I knew that I had to end the affair but I couldn’t do it. I could not do it. I told X that I needed to think, but I knew that this thinking time was an empty gesture and he knew it too. I was going nowhere.

I was too tightly wound in the threads of the new web that held my life together. I couldn’t get out of it without causing damage to either myself or the people around me, and we both knew that I wouldn’t do that. Not then.

So I absorbed the blow of the new information and I went away for the weekend with my husband and children and I hated myself more than I would ever have thought possible.

And when I got back I spoke to X and I said that I understood everything he had told me and I was prepared to accept it but that I believed what needed to happen, now, was that we at least end the limbo we were currently living in. If we were as different as he kept saying, if I meant so much more than the vacuous blonde who’d had my extra-marital spot previously, then he needed to prove it. We couldn’t go on lying daily to two blameless families and living a shadow life somewhere in between the two of them. It wasn’t fair on them but now, I told him, it was definitely not fair on me.

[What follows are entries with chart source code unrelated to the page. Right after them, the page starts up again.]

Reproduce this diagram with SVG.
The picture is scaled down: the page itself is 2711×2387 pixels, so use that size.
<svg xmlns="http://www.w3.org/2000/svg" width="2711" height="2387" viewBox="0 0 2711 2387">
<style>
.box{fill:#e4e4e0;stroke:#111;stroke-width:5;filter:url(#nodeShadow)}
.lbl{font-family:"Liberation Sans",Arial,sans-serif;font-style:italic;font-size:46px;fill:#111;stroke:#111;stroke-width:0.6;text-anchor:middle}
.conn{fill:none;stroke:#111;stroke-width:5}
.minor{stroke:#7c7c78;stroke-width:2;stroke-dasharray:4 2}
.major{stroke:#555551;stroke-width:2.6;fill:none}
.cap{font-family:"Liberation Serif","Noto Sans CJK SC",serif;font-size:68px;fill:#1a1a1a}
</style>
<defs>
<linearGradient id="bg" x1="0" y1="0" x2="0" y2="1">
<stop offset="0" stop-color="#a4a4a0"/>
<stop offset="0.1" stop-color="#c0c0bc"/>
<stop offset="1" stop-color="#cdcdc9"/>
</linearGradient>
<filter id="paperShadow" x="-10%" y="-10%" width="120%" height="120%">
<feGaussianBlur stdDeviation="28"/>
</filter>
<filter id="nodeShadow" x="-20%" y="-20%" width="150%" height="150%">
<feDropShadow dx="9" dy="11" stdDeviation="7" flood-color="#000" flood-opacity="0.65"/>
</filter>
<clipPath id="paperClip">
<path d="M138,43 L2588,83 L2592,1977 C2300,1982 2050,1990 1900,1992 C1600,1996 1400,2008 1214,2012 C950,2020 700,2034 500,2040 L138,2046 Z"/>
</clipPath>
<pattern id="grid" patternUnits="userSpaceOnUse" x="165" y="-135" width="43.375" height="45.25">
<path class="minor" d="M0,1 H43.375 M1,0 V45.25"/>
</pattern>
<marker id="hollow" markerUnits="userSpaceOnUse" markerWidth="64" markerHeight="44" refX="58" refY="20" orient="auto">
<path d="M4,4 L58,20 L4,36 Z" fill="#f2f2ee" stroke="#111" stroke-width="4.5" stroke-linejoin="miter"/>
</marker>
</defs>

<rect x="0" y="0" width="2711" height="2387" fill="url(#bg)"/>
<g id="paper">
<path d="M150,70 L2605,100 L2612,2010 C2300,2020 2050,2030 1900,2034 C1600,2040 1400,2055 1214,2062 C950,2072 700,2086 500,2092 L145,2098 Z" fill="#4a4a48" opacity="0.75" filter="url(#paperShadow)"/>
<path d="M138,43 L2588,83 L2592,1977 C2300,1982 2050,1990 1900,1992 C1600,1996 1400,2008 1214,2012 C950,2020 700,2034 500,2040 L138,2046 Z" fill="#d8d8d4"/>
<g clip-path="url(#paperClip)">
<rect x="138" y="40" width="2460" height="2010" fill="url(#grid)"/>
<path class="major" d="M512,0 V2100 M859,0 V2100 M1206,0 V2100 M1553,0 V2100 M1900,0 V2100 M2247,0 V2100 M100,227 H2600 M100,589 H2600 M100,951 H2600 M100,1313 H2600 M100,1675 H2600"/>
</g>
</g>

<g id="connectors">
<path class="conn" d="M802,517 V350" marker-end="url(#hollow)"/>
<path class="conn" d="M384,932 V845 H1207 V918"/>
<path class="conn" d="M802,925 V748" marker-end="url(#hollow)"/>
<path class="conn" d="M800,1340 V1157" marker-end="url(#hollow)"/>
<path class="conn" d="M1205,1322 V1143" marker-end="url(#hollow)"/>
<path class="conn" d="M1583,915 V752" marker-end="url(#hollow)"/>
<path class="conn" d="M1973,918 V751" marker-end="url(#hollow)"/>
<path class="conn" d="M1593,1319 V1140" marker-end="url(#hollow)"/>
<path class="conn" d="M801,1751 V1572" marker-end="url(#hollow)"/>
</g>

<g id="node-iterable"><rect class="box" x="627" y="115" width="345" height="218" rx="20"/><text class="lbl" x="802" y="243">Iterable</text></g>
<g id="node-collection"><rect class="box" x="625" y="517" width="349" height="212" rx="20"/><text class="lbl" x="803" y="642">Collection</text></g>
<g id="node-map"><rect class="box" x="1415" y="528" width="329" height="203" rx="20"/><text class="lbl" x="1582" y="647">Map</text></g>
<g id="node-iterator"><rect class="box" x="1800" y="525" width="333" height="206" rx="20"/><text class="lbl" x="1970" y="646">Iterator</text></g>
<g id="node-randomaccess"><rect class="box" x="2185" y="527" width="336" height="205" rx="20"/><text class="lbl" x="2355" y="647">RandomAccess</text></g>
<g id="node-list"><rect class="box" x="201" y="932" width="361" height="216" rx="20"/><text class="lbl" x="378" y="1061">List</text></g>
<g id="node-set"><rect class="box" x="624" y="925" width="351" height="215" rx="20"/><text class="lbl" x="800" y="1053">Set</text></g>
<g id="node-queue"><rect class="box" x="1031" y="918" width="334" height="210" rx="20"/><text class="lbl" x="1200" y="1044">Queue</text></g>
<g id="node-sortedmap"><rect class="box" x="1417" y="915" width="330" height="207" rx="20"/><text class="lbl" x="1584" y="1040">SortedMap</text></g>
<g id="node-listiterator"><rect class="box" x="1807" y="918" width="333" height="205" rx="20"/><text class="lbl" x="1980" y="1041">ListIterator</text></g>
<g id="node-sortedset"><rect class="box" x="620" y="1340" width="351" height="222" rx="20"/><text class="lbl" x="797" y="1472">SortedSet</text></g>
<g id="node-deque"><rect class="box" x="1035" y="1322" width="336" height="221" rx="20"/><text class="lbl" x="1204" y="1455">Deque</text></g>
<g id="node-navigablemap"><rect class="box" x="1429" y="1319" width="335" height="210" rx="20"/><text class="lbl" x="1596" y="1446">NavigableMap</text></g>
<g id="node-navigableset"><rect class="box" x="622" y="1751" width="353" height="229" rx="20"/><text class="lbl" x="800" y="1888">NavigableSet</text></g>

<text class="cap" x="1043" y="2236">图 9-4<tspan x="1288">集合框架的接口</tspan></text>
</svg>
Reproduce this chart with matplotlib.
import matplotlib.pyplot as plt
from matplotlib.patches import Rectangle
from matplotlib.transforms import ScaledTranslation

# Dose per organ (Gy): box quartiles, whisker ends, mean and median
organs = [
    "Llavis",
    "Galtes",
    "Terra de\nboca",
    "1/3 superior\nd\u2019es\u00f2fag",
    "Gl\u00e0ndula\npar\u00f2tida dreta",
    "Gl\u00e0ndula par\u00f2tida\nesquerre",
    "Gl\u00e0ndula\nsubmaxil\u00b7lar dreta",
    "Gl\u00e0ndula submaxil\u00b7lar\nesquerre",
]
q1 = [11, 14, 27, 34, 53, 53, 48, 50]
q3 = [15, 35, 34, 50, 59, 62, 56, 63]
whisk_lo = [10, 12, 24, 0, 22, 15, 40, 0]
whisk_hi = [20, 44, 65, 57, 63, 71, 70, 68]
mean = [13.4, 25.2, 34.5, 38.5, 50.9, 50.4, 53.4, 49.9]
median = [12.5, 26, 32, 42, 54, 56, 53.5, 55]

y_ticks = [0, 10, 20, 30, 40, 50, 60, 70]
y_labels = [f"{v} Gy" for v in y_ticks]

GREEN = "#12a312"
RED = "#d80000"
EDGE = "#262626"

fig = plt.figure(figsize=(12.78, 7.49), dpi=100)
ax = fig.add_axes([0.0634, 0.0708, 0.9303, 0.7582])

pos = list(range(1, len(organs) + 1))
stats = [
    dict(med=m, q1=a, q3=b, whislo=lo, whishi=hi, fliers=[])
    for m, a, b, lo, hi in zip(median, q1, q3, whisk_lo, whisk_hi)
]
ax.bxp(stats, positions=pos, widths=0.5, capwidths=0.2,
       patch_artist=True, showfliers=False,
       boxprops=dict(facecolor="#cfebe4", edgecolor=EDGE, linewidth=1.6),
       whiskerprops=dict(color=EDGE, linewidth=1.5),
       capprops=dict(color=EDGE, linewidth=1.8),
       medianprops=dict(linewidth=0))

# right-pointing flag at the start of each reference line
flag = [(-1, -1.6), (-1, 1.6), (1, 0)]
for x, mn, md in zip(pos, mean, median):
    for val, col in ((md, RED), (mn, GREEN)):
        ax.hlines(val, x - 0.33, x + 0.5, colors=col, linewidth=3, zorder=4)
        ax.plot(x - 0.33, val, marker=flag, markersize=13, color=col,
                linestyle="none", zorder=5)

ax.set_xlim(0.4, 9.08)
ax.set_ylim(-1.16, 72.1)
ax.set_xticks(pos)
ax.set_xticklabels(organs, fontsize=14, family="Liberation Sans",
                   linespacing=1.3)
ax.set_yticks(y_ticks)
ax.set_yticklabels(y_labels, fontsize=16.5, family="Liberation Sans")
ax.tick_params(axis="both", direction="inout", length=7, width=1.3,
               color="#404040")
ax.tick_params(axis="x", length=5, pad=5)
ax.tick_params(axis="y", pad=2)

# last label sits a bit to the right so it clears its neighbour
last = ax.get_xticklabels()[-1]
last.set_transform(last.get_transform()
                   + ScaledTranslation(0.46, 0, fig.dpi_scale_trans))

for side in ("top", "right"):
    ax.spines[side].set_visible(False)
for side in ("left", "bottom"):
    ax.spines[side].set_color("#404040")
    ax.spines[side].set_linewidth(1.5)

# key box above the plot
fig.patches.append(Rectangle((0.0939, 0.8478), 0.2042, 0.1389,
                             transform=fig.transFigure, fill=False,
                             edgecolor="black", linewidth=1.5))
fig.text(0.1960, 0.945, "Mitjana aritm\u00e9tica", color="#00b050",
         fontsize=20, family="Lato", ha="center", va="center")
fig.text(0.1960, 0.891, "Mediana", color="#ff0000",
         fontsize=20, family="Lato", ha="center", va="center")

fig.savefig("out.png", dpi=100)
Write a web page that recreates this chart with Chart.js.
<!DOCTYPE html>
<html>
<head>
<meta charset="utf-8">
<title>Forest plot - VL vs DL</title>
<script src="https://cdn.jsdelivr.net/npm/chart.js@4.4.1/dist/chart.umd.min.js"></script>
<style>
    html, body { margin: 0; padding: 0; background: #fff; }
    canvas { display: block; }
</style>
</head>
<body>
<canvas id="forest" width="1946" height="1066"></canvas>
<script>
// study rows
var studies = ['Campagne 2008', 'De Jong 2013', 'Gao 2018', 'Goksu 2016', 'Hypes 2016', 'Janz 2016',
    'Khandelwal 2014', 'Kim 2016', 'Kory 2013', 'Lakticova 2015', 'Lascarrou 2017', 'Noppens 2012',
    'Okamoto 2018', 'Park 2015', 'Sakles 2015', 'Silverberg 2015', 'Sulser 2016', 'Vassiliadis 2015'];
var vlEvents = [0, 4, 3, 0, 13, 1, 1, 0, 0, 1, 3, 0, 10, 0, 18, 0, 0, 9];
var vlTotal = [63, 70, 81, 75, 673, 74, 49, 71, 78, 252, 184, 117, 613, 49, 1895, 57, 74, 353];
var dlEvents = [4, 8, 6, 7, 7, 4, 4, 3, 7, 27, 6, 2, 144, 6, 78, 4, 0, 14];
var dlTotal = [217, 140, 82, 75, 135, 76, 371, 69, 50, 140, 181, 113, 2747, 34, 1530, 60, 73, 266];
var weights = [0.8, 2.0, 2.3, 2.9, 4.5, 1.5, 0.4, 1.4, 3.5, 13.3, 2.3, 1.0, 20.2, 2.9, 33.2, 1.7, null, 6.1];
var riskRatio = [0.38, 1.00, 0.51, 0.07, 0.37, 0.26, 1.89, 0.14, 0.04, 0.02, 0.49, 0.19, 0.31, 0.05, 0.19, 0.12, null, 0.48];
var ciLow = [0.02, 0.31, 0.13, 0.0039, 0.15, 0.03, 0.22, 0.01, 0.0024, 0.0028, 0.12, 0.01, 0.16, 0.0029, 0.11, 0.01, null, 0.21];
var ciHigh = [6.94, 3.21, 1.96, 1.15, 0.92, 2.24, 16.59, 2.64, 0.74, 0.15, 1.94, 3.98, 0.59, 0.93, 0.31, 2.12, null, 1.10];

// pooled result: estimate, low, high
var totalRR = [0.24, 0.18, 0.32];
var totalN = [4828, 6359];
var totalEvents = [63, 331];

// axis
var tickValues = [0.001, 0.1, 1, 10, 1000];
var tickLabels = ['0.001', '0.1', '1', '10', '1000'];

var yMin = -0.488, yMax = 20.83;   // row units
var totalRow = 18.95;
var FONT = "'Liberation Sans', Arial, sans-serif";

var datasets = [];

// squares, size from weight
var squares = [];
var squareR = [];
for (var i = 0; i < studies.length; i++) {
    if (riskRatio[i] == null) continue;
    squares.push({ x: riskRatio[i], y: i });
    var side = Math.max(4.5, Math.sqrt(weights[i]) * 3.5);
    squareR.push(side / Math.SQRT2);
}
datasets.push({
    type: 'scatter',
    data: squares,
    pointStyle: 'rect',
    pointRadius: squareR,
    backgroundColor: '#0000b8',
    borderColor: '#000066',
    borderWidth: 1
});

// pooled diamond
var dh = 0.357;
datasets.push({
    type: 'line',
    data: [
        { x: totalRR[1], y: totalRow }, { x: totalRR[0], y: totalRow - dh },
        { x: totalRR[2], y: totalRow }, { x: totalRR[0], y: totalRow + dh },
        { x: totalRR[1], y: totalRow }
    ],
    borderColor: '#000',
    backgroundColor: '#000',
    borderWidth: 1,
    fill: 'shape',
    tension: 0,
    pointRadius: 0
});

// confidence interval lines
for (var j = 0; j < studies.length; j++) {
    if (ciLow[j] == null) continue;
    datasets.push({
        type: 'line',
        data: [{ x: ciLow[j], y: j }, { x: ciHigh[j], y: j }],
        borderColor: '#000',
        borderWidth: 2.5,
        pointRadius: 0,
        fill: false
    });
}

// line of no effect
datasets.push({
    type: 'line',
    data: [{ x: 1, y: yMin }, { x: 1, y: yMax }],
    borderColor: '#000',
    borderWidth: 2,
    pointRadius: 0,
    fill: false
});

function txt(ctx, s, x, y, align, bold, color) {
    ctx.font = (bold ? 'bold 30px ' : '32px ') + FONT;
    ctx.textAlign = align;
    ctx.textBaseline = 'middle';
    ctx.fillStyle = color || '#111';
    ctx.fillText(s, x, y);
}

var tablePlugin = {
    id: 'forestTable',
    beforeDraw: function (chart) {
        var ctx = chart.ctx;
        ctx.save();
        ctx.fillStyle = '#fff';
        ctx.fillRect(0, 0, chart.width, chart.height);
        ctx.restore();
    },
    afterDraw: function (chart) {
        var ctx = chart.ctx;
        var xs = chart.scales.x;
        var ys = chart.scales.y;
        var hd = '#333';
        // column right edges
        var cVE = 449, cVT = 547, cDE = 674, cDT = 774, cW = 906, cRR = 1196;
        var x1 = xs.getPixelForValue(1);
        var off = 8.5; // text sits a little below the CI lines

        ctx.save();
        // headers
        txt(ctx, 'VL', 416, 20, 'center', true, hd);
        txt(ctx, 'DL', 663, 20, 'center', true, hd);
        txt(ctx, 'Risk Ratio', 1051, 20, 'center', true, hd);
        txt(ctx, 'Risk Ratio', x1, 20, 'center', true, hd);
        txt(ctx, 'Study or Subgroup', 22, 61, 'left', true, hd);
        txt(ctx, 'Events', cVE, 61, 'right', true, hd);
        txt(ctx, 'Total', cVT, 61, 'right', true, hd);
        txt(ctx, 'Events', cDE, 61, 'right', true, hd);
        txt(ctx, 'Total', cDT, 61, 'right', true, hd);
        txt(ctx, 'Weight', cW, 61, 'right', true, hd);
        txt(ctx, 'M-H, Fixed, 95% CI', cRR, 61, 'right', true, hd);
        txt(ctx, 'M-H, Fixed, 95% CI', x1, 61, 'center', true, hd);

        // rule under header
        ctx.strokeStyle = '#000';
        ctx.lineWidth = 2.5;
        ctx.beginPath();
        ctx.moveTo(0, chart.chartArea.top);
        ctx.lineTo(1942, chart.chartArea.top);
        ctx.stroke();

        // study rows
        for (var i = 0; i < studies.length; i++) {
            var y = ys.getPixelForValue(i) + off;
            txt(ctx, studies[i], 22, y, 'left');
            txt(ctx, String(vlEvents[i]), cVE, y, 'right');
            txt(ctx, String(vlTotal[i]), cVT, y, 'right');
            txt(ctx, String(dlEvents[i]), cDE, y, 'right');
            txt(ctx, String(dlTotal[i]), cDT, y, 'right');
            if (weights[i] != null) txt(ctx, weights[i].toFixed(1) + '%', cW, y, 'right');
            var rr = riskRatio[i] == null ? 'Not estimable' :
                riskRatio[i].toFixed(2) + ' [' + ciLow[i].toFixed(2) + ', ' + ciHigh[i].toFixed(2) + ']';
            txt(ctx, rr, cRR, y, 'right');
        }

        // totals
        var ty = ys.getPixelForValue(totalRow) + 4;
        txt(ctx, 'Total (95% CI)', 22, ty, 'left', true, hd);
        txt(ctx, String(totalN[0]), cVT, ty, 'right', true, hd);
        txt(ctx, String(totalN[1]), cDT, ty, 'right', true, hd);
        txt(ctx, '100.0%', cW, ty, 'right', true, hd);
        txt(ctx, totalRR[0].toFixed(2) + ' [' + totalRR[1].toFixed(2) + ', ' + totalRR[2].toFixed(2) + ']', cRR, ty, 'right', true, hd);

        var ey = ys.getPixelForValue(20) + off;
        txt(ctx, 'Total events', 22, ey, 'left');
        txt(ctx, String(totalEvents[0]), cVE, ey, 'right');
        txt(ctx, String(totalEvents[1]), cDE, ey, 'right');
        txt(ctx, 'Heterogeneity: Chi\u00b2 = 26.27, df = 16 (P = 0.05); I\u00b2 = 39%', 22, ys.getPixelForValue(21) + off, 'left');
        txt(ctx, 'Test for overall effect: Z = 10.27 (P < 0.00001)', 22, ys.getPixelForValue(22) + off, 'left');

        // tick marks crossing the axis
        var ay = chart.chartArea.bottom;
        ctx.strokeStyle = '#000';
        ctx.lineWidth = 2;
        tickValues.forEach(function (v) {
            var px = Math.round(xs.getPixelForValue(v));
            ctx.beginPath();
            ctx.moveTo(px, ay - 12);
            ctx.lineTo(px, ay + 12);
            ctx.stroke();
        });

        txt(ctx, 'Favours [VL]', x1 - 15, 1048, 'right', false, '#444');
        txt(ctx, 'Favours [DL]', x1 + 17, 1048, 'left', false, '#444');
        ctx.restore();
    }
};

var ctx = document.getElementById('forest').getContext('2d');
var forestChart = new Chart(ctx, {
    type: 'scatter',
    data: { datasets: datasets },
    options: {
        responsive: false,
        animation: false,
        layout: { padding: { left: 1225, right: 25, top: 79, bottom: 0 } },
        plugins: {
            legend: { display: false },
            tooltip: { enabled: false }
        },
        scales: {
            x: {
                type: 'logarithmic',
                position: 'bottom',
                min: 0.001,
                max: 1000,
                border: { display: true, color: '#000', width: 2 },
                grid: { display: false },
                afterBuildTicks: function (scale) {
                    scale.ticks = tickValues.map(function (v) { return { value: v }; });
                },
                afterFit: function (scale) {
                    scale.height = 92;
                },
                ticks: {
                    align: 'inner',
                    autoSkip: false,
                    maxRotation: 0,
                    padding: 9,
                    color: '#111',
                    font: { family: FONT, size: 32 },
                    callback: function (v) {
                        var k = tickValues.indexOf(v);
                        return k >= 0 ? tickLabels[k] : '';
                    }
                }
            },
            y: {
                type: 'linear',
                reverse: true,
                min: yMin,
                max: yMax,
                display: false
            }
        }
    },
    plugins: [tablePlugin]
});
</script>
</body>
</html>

X was so grateful. He bombarded me with gratitude. He told me that he could not believe I had given him a second chance. That he would make himself worthy of it. That after his biggest race that summer, we would come clean, tell everyone everything. It wasn’t long to wait, and then we’d have a lifetime to repair any damage we’d caused and enjoy the life we deserved.

I was so tired. What he was saying made sense but also, it did not make sense. I had no idea what to do. I was just so, so tired.

I decided, then, simply to stop bothering to cover my tracks any more, to stop all of my attempts at being a better liar, and just to see what happened next.